• PROBLEM REQUIREMENTS
Show all lines from the data that include the word "this".

• DATASET ROWS

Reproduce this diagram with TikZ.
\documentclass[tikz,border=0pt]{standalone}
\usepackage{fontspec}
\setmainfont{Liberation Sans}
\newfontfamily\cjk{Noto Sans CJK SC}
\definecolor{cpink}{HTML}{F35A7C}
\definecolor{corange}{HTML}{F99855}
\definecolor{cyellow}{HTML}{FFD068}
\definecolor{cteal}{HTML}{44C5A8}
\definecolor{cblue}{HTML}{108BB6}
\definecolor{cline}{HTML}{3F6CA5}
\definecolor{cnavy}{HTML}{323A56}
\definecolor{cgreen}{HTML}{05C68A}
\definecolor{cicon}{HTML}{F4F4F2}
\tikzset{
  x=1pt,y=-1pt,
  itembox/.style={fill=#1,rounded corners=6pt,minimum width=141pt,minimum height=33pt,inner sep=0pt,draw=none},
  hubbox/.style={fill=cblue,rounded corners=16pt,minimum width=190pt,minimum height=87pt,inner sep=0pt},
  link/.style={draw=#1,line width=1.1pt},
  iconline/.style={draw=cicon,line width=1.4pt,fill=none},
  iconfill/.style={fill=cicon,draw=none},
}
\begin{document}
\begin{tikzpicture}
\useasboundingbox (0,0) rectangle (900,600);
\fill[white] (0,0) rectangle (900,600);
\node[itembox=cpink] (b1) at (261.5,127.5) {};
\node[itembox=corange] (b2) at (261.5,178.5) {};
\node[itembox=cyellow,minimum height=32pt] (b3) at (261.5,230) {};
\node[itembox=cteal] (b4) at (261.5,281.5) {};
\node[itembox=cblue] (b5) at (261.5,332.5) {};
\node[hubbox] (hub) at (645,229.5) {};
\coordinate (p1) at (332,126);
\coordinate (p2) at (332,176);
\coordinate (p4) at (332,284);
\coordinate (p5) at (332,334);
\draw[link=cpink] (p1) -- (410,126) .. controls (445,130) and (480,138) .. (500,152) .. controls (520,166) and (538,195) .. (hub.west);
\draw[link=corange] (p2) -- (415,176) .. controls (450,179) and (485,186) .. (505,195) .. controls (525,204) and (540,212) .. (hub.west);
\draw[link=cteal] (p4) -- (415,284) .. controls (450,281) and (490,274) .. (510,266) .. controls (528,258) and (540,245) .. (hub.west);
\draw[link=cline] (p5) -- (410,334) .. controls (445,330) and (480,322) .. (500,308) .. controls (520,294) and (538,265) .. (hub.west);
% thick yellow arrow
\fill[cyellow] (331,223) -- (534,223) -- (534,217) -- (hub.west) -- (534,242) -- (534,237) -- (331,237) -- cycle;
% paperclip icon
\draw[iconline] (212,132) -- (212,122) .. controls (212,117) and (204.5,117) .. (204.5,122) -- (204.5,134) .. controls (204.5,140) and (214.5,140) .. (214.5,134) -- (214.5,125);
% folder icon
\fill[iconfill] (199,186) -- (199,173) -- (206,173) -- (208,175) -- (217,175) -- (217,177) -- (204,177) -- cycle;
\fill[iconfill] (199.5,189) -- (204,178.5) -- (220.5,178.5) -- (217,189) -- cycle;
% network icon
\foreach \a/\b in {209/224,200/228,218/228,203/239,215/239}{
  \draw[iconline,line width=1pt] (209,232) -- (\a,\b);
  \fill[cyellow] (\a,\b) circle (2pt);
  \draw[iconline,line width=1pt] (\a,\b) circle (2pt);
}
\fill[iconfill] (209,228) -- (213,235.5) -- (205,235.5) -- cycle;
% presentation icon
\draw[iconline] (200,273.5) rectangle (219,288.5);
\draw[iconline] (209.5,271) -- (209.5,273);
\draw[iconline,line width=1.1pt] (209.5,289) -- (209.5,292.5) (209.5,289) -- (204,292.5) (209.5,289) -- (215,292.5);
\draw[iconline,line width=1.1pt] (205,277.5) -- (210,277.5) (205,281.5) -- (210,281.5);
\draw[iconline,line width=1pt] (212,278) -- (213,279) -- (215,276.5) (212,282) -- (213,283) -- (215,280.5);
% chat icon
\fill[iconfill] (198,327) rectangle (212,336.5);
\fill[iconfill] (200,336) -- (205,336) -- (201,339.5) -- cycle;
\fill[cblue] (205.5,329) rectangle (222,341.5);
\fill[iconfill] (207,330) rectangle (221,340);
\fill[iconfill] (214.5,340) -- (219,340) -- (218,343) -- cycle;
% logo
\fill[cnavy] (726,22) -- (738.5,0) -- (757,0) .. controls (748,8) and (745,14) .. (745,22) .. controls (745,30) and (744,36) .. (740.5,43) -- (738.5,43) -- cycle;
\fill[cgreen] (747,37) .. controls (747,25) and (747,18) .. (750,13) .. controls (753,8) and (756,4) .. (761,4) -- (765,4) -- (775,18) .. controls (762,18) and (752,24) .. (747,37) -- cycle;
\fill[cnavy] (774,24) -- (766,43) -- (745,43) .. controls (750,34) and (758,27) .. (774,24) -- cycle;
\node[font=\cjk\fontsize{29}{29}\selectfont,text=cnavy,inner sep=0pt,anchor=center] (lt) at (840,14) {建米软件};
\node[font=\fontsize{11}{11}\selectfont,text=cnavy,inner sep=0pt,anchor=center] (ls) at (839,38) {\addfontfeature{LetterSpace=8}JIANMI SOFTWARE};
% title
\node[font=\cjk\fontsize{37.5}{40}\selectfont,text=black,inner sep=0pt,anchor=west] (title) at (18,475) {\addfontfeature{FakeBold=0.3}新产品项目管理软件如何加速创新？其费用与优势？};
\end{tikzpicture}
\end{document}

...

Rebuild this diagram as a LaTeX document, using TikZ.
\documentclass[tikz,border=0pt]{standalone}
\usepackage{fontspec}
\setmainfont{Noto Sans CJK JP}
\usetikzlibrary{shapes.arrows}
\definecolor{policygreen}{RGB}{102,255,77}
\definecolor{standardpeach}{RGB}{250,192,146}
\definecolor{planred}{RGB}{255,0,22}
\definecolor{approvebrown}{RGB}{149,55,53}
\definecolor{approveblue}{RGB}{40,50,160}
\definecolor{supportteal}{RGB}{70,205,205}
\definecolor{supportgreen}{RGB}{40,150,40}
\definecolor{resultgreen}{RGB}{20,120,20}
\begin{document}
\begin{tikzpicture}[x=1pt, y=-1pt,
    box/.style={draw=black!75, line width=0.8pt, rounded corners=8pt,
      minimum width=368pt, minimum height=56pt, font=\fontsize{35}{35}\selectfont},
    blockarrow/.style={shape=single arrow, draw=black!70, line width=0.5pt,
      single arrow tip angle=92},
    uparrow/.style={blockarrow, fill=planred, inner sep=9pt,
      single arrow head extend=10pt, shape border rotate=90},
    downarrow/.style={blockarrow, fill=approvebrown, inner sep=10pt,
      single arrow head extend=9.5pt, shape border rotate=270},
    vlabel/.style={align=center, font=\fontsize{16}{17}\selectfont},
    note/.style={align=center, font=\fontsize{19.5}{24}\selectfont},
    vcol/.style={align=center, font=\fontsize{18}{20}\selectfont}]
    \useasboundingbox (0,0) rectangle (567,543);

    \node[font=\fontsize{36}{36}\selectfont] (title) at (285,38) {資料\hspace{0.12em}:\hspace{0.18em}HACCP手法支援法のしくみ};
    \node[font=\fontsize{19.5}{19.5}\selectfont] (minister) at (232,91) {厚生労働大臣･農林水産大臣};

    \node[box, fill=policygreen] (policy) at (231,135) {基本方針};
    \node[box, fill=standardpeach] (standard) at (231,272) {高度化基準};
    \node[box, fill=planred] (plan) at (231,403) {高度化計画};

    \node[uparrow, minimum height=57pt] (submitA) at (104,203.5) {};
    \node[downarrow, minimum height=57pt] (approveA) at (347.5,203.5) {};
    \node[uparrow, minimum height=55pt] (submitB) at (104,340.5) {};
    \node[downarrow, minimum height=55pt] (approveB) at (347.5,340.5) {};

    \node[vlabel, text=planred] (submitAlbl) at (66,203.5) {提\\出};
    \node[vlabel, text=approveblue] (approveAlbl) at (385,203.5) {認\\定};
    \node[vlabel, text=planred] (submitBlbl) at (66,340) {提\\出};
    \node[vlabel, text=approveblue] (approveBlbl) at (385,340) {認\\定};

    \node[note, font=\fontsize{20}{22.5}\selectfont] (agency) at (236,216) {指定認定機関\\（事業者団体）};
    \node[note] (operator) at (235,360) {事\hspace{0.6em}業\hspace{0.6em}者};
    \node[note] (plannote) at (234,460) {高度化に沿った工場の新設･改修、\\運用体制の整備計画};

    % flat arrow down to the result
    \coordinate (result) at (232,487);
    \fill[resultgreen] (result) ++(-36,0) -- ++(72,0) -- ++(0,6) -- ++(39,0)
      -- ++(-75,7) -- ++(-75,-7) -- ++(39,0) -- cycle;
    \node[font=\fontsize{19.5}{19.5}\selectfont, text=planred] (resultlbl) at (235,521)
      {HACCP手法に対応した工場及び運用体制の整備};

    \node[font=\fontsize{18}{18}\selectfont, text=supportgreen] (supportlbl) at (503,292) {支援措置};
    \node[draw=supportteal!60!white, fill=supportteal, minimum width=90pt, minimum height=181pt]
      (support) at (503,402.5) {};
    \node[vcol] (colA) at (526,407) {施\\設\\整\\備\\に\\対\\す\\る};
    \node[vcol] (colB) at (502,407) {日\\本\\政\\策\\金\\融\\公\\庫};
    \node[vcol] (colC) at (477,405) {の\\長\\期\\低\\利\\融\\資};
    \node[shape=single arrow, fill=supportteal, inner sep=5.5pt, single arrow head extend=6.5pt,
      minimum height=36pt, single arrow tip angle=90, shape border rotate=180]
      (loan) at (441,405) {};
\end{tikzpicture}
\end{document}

• WRITTEN RESPONSE
Reproduce this diagram with TikZ.
Rebuild this diagram as a LaTeX document, using TikZ.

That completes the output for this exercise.